Directive:
Your task is to print all of the material verbatim.

Dataset section:
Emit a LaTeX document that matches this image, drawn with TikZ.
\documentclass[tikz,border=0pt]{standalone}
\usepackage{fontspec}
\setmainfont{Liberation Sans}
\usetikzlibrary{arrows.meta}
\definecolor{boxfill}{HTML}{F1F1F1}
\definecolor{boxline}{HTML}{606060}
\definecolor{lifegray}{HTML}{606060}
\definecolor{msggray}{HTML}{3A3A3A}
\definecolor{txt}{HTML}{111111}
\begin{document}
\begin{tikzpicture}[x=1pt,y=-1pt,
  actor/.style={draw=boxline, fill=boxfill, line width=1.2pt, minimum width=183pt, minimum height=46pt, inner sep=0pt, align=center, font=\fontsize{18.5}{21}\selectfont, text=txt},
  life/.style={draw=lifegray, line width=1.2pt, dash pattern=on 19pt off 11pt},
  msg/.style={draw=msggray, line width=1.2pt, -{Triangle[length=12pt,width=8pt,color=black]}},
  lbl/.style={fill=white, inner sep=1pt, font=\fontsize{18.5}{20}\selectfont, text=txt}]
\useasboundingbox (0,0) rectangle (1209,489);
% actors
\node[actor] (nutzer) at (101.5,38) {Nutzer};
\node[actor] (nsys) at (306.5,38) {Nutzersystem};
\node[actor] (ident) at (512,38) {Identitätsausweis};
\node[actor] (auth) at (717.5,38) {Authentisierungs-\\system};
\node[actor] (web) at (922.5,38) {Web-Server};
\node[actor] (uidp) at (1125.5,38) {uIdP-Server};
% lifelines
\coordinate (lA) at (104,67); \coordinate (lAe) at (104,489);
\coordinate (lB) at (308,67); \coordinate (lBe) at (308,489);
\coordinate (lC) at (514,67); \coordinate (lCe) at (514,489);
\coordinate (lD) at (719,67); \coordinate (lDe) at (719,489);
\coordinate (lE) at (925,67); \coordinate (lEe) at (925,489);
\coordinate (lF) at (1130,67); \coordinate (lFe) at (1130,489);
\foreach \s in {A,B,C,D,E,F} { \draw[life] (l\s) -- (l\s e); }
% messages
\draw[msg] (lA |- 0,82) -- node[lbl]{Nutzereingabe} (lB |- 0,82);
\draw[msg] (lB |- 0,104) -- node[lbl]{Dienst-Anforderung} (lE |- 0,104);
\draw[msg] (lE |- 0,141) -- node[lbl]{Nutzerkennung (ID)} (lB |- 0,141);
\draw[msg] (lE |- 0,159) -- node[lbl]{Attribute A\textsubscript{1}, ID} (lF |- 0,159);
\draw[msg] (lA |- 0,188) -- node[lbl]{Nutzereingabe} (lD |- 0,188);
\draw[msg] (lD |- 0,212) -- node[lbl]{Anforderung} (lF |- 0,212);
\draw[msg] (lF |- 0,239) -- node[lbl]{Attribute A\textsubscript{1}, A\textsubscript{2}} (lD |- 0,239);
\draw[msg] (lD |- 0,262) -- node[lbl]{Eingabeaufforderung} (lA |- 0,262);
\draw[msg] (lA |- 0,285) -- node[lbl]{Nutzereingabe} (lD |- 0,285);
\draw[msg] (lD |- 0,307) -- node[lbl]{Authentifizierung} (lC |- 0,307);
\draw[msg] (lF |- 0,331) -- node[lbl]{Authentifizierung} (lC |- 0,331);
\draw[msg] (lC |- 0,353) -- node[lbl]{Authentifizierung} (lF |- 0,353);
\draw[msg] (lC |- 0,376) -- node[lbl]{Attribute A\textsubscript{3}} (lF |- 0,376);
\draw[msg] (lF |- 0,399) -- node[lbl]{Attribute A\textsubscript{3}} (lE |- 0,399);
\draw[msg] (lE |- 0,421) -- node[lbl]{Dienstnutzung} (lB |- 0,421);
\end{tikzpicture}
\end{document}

Answer to the problem:
Emit a LaTeX document that matches this image, drawn with TikZ.
\documentclass[tikz,border=0pt]{standalone}
\usepackage{fontspec}
\setmainfont{Liberation Sans}
\usetikzlibrary{arrows.meta}
\definecolor{boxfill}{HTML}{F1F1F1}
\definecolor{boxline}{HTML}{606060}
\definecolor{lifegray}{HTML}{606060}
\definecolor{msggray}{HTML}{3A3A3A}
\definecolor{txt}{HTML}{111111}
\begin{document}
\begin{tikzpicture}[x=1pt,y=-1pt,
  actor/.style={draw=boxline, fill=boxfill, line width=1.2pt, minimum width=183pt, minimum height=46pt, inner sep=0pt, align=center, font=\fontsize{18.5}{21}\selectfont, text=txt},
  life/.style={draw=lifegray, line width=1.2pt, dash pattern=on 19pt off 11pt},
  msg/.style={draw=msggray, line width=1.2pt, -{Triangle[length=12pt,width=8pt,color=black]}},
  lbl/.style={fill=white, inner sep=1pt, font=\fontsize{18.5}{20}\selectfont, text=txt}]
\useasboundingbox (0,0) rectangle (1209,489);
% actors
\node[actor] (nutzer) at (101.5,38) {Nutzer};
\node[actor] (nsys) at (306.5,38) {Nutzersystem};
\node[actor] (ident) at (512,38) {Identitätsausweis};
\node[actor] (auth) at (717.5,38) {Authentisierungs-\\system};
\node[actor] (web) at (922.5,38) {Web-Server};
\node[actor] (uidp) at (1125.5,38) {uIdP-Server};
% lifelines
\coordinate (lA) at (104,67); \coordinate (lAe) at (104,489);
\coordinate (lB) at (308,67); \coordinate (lBe) at (308,489);
\coordinate (lC) at (514,67); \coordinate (lCe) at (514,489);
\coordinate (lD) at (719,67); \coordinate (lDe) at (719,489);
\coordinate (lE) at (925,67); \coordinate (lEe) at (925,489);
\coordinate (lF) at (1130,67); \coordinate (lFe) at (1130,489);
\foreach \s in {A,B,C,D,E,F} { \draw[life] (l\s) -- (l\s e); }
% messages
\draw[msg] (lA |- 0,82) -- node[lbl]{Nutzereingabe} (lB |- 0,82);
\draw[msg] (lB |- 0,104) -- node[lbl]{Dienst-Anforderung} (lE |- 0,104);
\draw[msg] (lE |- 0,141) -- node[lbl]{Nutzerkennung (ID)} (lB |- 0,141);
\draw[msg] (lE |- 0,159) -- node[lbl]{Attribute A\textsubscript{1}, ID} (lF |- 0,159);
\draw[msg] (lA |- 0,188) -- node[lbl]{Nutzereingabe} (lD |- 0,188);
\draw[msg] (lD |- 0,212) -- node[lbl]{Anforderung} (lF |- 0,212);
\draw[msg] (lF |- 0,239) -- node[lbl]{Attribute A\textsubscript{1}, A\textsubscript{2}} (lD |- 0,239);
\draw[msg] (lD |- 0,262) -- node[lbl]{Eingabeaufforderung} (lA |- 0,262);
\draw[msg] (lA |- 0,285) -- node[lbl]{Nutzereingabe} (lD |- 0,285);
\draw[msg] (lD |- 0,307) -- node[lbl]{Authentifizierung} (lC |- 0,307);
\draw[msg] (lF |- 0,331) -- node[lbl]{Authentifizierung} (lC |- 0,331);
\draw[msg] (lC |- 0,353) -- node[lbl]{Authentifizierung} (lF |- 0,353);
\draw[msg] (lC |- 0,376) -- node[lbl]{Attribute A\textsubscript{3}} (lF |- 0,376);
\draw[msg] (lF |- 0,399) -- node[lbl]{Attribute A\textsubscript{3}} (lE |- 0,399);
\draw[msg] (lE |- 0,421) -- node[lbl]{Dienstnutzung} (lB |- 0,421);
\end{tikzpicture}
\end{document}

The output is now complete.